The pioneers of fauvism


A year before his exhibition in the “cage of wild beasts (fauves),” Henri Matisse (1869-1954) was already a respected painter. Thirty-five years of age, he was still involved with the Academy and working within a post-impressionistic vein. In the summer of 1904, while staying at Paul Signac’s house, Matisse’s work changed. Technically, he started using large daubs of color employed in compositions that was strongly architectural in style. Nevertheless, according to Matisse, the paintings were still insufficient. His sense of failure made him drift deeply towards melancholy.

That same summer, he invited the young Derain to holiday together at Collioure. Working together, the two artists created compositions that focused on the ephemeral impressions of passion, instinct, and emotion. Matisse oscillated between pure touches of color done in large strokes, and small clouds of points, an essential characteristic of fauvism. Derain produced roughly thirty vividly colored paintings. The conceptual difference between the two was that Matisse would leave bare patches on the canvas. The most emblematic painting of this new school was Matisse’s Luxe, calme et volupté.


Georges Braque and Othon Friesz (1879-1949) met each other at the art school in Le Havre where they were both students. Friesz, attracted initially to post-expressionism, was drawn to Matisse after seeing his paintings at the l’Atelier du Couvent des Oiseaux in 1905. His paintings were exhibited at the Salle VI of the Salon d’Automne, not far from those of the Fauves.

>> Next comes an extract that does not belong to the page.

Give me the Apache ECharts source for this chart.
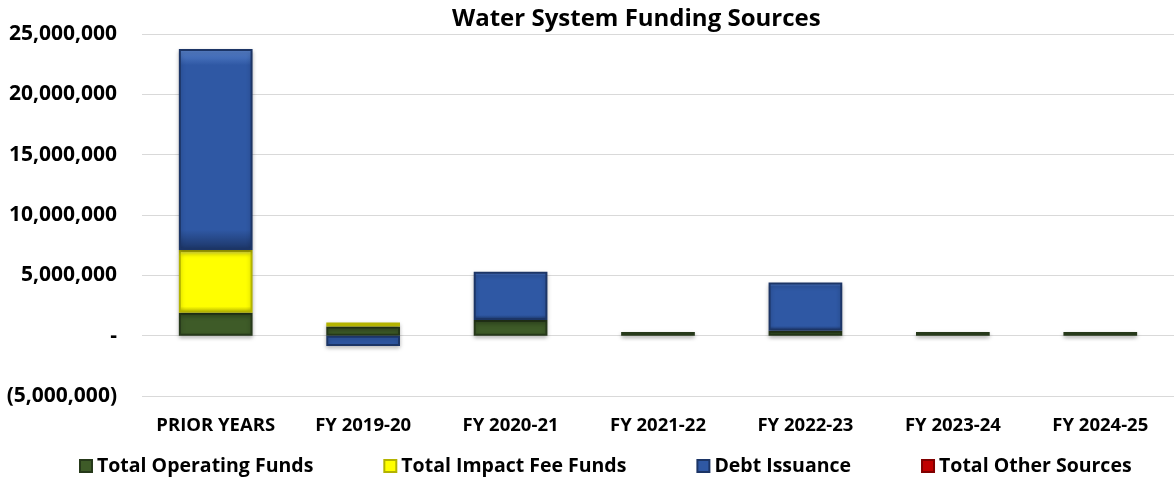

Braque had come to the Salon to see his friend’s work; he left deeply impressed with the fauvism. Several months later, in the summer of 1906, the two friends spent some time in Anvers. They rented a room with an extraordinary view of the port from its balcony. The perspective of these paintings were similar, featuring a descending view, but closer examination reveals that while Braque was tackling ideas on composition, equilibrium and touch, Friesz was occupied with a more systematic approach.

Only a month after his return from Anvers to Paris, Braque painted one of his major fauvist works: Le Canal Saint-Martin. Freed from the influence of Friesz, he entered a creative period of his life, which was marked by increased liberty in expression. The canal, lined with factories and warehouses constantly buzzing with industrial activity, was surprisingly peaceful. The vibration of color and the borders of the building are fauvist, but Braque presents a calm and ordered landscape, much different from the vivid and bright colors of Anvers.